O cinema de David Cronenberg sempre foi marcado por uma preocupação com o corpo humano, com os limites da anatomia e da psique. Em Crash, ele leva essa preocupação a um novo patamar, explorando as conexões entre a sexualidade e a violência, através dos olhos de um grupo de pessoas fascinadas por acidentes de carro.

O filme é baseado no livro homônimo de J.G. Ballard, e segue o protagonista James Ballard (James Spader), um cineasta que sofre um acidente de carro. Após o acidente, ele se envolve com a misteriosa Catherine (Deborah Kara Unger), que faz parte de um grupo de pessoas que se excitam com os acidentes de carro e suas consequências.

A partir daí, o filme mergulha em um universo de erotismo e violência, ao mesmo tempo em que questiona os limites do desejo e da moralidade. Os personagens se envolvem em jogos perigosos, experimentando uma mistura de dor e prazer que os leva cada vez mais longe.
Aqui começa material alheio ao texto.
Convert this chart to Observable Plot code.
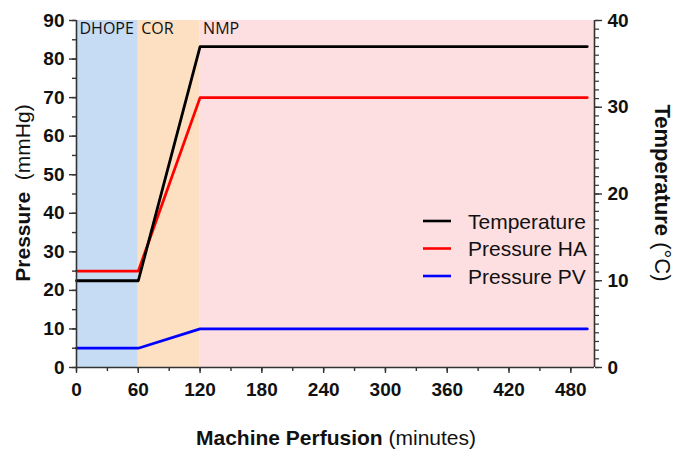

O que torna Crash tão extraordinário é a forma como Cronenberg constrói esse universo em que erotismo e violência se interligam. Ele utiliza técnicas de cinema ousadas, como a fotografia estilizada de Peter Suschitzky, que cria uma ambientação hipnótica e fascinante. A trilha sonora de Howard Shore, por sua vez, adiciona uma dimensão emocional e psicológica à narrativa.

Mas o que realmente chama a atenção em Crash é a sua exploração sem medo de temas tabus. Cronenberg não tem medo de lidar com o erotismo perverso que fascina seus personagens, nem com a violência que se segue a essas fantasias. Ele não julga seus personagens, mas tambem não os defende: simplesmente os apresenta com uma lucidez e um realismo que chocam e provocam.

Crash é, acima de tudo, um filme que leva o espectador a um mundo desconhecido, onde a dor e o prazer se misturam, onde a violência é vista como um fetiche, onde a moralidade se esvai. É um filme sobre a sexualidade humana em seus aspectos mais sombrios, mais complexos, mais fascinantes. E por isso mesmo, é um filme que deve ser visto – e revisto – por todos aqueles que amam o cinema.